Fabulous DuckDB [Fab] extends DuckDB's Python API with additional control flow, query templating, and pseudo-table functions.

The Fabulous Mr Duck

Fab intercepts and rewrites SQL statements called via PyConnection.execute(), extending the DuckDB SQL syntax to add three primary features:

  • Loops / Iteration: Parameterizes a statement using parameters from a separate iteration statement
  • Dynamic SQL Execution: Executes SQL statements created by other SQL statements
  • Inline Table Functions: Allows functions that return DataFrames (or other DuckDB supported types), Parquet Files, or CSV files to be embedded in SQL statements.

Quick Start

%pip install 'fabduckdb @ git+https://github.com/paultiq/fabduckdb'
import duckdb
import fabduckdb

createstatement = "CREATE or REPLACE TABLE abc as SELECT * FROM range(1,10,1) t(x);CREATE or REPLACE TABLE def as SELECT * FROM range(20,30,2) t(x)"
duckdb.default_connection.execute(createstatement)

loopstatement = "loop (select * from {{x}}) over (select x from (values('abc'), ('def')) t(x)) using 'union all'"
duckdb.default_connection.execute(loopstatement).df()

Details

  • Loop Statements: Iterates over a the iteration statement, fed as parameters to the template (Jinja2) query
loop (select * from {{tablename}}) over (select tablename from tableoftablenames) [USING 'None' | 'Union' | ...]
create table xyz as (loop (select * from {{tablename}}) over (select tablename from tableoftablenames) USING ('union all by name')
  • Dynamic Queries: Executes the quer(ies) dynamically generated by the inner select
import fabduckdb
query = "execute (select 'select * from range(' || x::varchar || ')' from range(3) t(x)) USING 'Union'"
duckdb.connect().execute(query)

A con [duckdb.pyconnection] object is passed to every function. If generates_filepath is True, a filename [str] object is also passed.

import fabduckdb
fabduckdb.register_function("dfcreate", lambda rows, cols, con: pd.DataFrame(np.random.rand(rows, cols)), generates_filepath=False)

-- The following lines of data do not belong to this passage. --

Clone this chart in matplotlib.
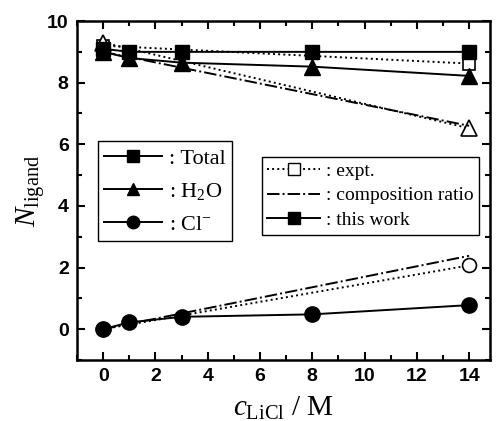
import matplotlib
matplotlib.use('Agg')
import matplotlib.pyplot as plt
from matplotlib.lines import Line2D
from matplotlib.ticker import MultipleLocator

# concentrations (M)
conc = [0, 1, 3, 8, 14]
conc_ends = [0, 14]

# this work
total = [9.1, 9.0, 9.0, 9.0, 9.0]
water = [9.0, 8.8, 8.65, 8.52, 8.22]
chloride = [0.0, 0.22, 0.4, 0.48, 0.78]

# expt.
total_expt = [9.2, 8.62]
water_expt = [9.3, 6.52]
chloride_expt = [0.0, 2.07]

# composition ratio
water_comp = [9.0, 6.6]
chloride_comp = [0.0, 2.38]

plt.rcParams['mathtext.fontset'] = 'custom'
plt.rcParams['mathtext.rm'] = 'Liberation Serif'
plt.rcParams['mathtext.it'] = 'Liberation Serif:italic'

fig = plt.figure(figsize=(4.97, 4.21), dpi=100)
ax = fig.add_axes([0.155, 0.145, 0.831, 0.805])

lw = 1.4
ms = 10

# expt. (dotted, open markers)
ax.plot(conc_ends, total_expt, ':', color='k', lw=lw, marker='s', ms=ms - 1,
        mfc='white', mec='k', mew=1.2)
ax.plot(conc_ends, water_expt, ':', color='k', lw=lw, marker='^', ms=ms + 1,
        mfc='white', mec='k', mew=1.2)
ax.plot(conc_ends, chloride_expt, ':', color='k', lw=lw, marker='o', ms=ms,
        mfc='white', mec='k', mew=1.2)

# composition ratio (dash-dot)
ax.plot(conc_ends, water_comp, '-.', color='k', lw=lw)
ax.plot(conc_ends, chloride_comp, '-.', color='k', lw=lw)

# this work (solid, filled)
ax.plot(conc, total, '-', color='k', lw=lw, marker='s', ms=ms)
ax.plot(conc, water, '-', color='k', lw=lw, marker='^', ms=ms + 1)
ax.plot(conc, chloride, '-', color='k', lw=lw, marker='o', ms=ms + 1)

ax.set_xlim(-1, 14.8)
ax.set_ylim(-1, 10)
ax.xaxis.set_major_locator(MultipleLocator(2))
ax.xaxis.set_minor_locator(MultipleLocator(1))
ax.yaxis.set_major_locator(MultipleLocator(2))
ax.yaxis.set_minor_locator(MultipleLocator(1))
ax.tick_params(which='both', direction='in', top=True, right=True, width=1.5)
ax.tick_params(which='major', length=6, pad=6)
ax.tick_params(which='minor', length=3.5)
for spine in ax.spines.values():
    spine.set_linewidth(1.8)
for lab in ax.get_xticklabels() + ax.get_yticklabels():
    lab.set_fontfamily('Liberation Sans')
    lab.set_fontweight('bold')
    lab.set_fontsize(14)

ax.set_xlabel(r'$c_{\rm LiCl}$ / M', fontsize=21, labelpad=7,
              fontfamily='Liberation Serif')
ax.set_ylabel(r'$N_{\rm ligand}$', fontsize=21, labelpad=0,
              fontfamily='Liberation Serif')

serif = {'family': 'Liberation Serif', 'size': 16}
h_left = [
    Line2D([], [], color='k', lw=lw, marker='s', ms=8),
    Line2D([], [], color='k', lw=lw, marker='^', ms=9),
    Line2D([], [], color='k', lw=lw, marker='o', ms=9),
]
leg1 = ax.legend(h_left, [': Total', r': H$_2$O', r': Cl$^{-}$'],
                 loc='upper left', bbox_to_anchor=(0.05, 0.645),
                 prop=serif, handlelength=2.6, handletextpad=0.3,
                 labelspacing=0.55, borderpad=0.3, borderaxespad=0,
                 fancybox=False, edgecolor='k', framealpha=1)
leg1.get_frame().set_linewidth(1.0)
ax.add_artist(leg1)

serif2 = {'family': 'Liberation Serif', 'size': 14}
h_right = [
    Line2D([], [], color='k', lw=lw, ls=':', marker='s', ms=8, mfc='white'),
    Line2D([], [], color='k', lw=lw, ls='-.'),
    Line2D([], [], color='k', lw=lw, marker='s', ms=8),
]
leg2 = ax.legend(h_right, [': expt.', ': composition ratio', ': this work'],
                 loc='upper left', bbox_to_anchor=(0.447, 0.60),
                 prop=serif2, handlelength=2.7, handletextpad=0.3,
                 labelspacing=0.35, borderpad=0.3, borderaxespad=0,
                 fancybox=False, edgecolor='k', framealpha=1)
leg2.get_frame().set_linewidth(1.0)

fig.savefig('out.png', dpi=100)
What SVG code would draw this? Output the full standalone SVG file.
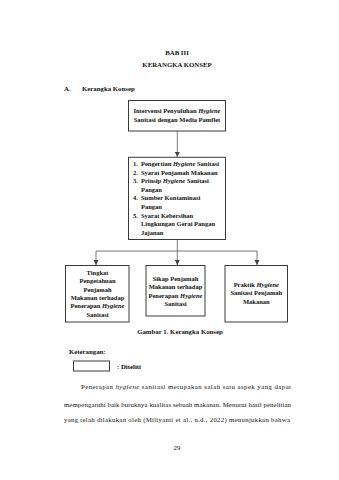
<svg xmlns="http://www.w3.org/2000/svg" width="339" height="480" viewBox="0 0 339 480">
<defs>
<marker id="arr" markerWidth="6" markerHeight="6" refX="5" refY="3" orient="auto" markerUnits="userSpaceOnUse">
<path d="M0,0.5 L5,3 L0,5.5 Z" fill="#404040"/>
</marker>
<style>
text{font-family:"Liberation Serif","Times New Roman",serif;fill:#111;}
.b{font-weight:bold;}
.t{font-size:6.8px;}
.n{font-size:6.5px;font-weight:bold;}
.i{font-style:italic;}
.box{fill:#fff;stroke:#3a3a3a;stroke-width:1;}
.con{fill:none;stroke:#555;stroke-width:0.8;}
.mid{text-anchor:middle;}
</style>
</defs>
<rect width="339" height="480" fill="#fff"/>
<text class="t b mid" x="177" y="54.5">BAB III</text>
<text class="t b mid" x="177" y="66.5">KERANGKA KONSEP</text>
<text class="t b" x="64" y="90.5">A.</text>
<text class="t b" x="82" y="90.5">Kerangka Konsep</text>

<g id="connectors">
<line class="con" x1="177.3" y1="131" x2="177.3" y2="157" marker-end="url(#arr)"/>
<line class="con" x1="177.3" y1="239.5" x2="177.3" y2="251"/>
<line class="con" x1="96" y1="251" x2="257" y2="251"/>
<line class="con" x1="96" y1="251" x2="96" y2="265" marker-end="url(#arr)"/>
<line class="con" x1="177.3" y1="251" x2="177.3" y2="265" marker-end="url(#arr)"/>
<line class="con" x1="257" y1="251" x2="257" y2="265" marker-end="url(#arr)"/>
</g>

<g id="node1">
<rect class="box" x="128.5" y="100.5" width="97" height="30.5"/>
<text class="n mid" x="177" y="113">Intervensi Penyuluhan <tspan class="i">Hygiene</tspan></text>
<text class="n mid" x="177" y="121.7">Sanitasi dengan Media Pamflet</text>
</g>

<g id="node2">
<rect class="box" x="128.5" y="157.3" width="97" height="82.2"/>
<text class="n" x="133" y="166">1.</text><text class="n" x="141" y="166">Pengertian <tspan class="i">Hygiene</tspan> Sanitasi</text>
<text class="n" x="133" y="174.6">2.</text><text class="n" x="141" y="174.6">Syarat Penjamah Makanan</text>
<text class="n" x="133" y="183.2">3.</text><text class="n" x="141" y="183.2">Prinsip <tspan class="i">Hygiene</tspan> Sanitasi</text>
<text class="n" x="141" y="191.8">Pangan</text>
<text class="n" x="133" y="200.4">4.</text><text class="n" x="141" y="200.4">Sumber Kontaminasi</text>
<text class="n" x="141" y="209">Pangan</text>
<text class="n" x="133" y="217.6">5.</text><text class="n" x="141" y="217.6">Syarat Kebersihan</text>
<text class="n" x="141" y="226.2">Lingkungan Gerai Pangan</text>
<text class="n" x="141" y="234.8">Jajanan</text>
</g>

<g id="node3">
<rect class="box" x="65.5" y="265.5" width="63.5" height="56.5"/>
<text class="n mid" x="97.5" y="275">Tingkat</text>
<text class="n mid" x="97.5" y="283.3">Pengetahuan</text>
<text class="n mid" x="97.5" y="291.6">Penjamah</text>
<text class="n mid" x="97.5" y="299.9">Makanan terhadap</text>
<text class="n mid" x="97.5" y="308.2">Penerapan <tspan class="i">Hygiene</tspan></text>
<text class="n mid" x="97.5" y="316.5">Sanitasi</text>
</g>

<g id="node4">
<rect class="box" x="146" y="265.5" width="59" height="50.5"/>
<text class="n mid" x="175.5" y="281">Sikap Penjamah</text>
<text class="n mid" x="175.5" y="289.3">Makanan terhadap</text>
<text class="n mid" x="175.5" y="297.6">Penerapan <tspan class="i">Hygiene</tspan></text>
<text class="n mid" x="175.5" y="305.9">Sanitasi</text>
</g>

<g id="node5">
<rect class="box" x="225" y="265.5" width="62.5" height="56.5"/>
<text class="n mid" x="256.3" y="287">Praktik <tspan class="i">Hygiene</tspan></text>
<text class="n mid" x="256.3" y="295.3">Sanitasi Penjamah</text>
<text class="n mid" x="256.3" y="303.6">Makanan</text>
</g>

<text class="t b mid" x="180" y="334">Gambar 1. Kerangka Konsep</text>
<text class="t b" x="69" y="354">Keterangan:</text>
<rect class="box" x="73.5" y="361" width="36" height="10"/>
<text class="t b" x="117" y="368.5">: Diteliti</text>

<text class="t" x="81" y="389" textLength="210" lengthAdjust="spacing">Penerapan <tspan class="i">hygiene</tspan> sanitasi merupakan salah satu aspek yang dapat</text>
<text class="t" x="64" y="407" textLength="227" lengthAdjust="spacing">mempengaruhi baik buruknya kualitas sebuah makanan. Menurut hasil penelitian</text>
<text class="t" x="64" y="421.5" textLength="226" lengthAdjust="spacing">yang telah dilakukan oleh (Miliyanti et al., n.d., 2022) menunjukkan bahwa</text>
<text class="t mid" x="177" y="450">29</text>
</svg>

duckdb.connect().execute("select * from dfcreate(3,4)").df()
  • File Functions: Extracts and rewrites embedded functions that populate external files
import fabduckdb
fabduckdb.register_function("dfcreate", lambda rows, cols, filename, con: pd.DataFrame(np.random.rand(rows, cols)).to_parquet(filename), generates_filepath=True)
duckdb.connect().execute("select * from dfcreate(3,4)").df()

Project Status

This project is currently at the Proof of Concept stage: to prove the idea, get feedback, and refine the syntax and flow of operations.

This is also intended to make it easy to experiment with language extensions.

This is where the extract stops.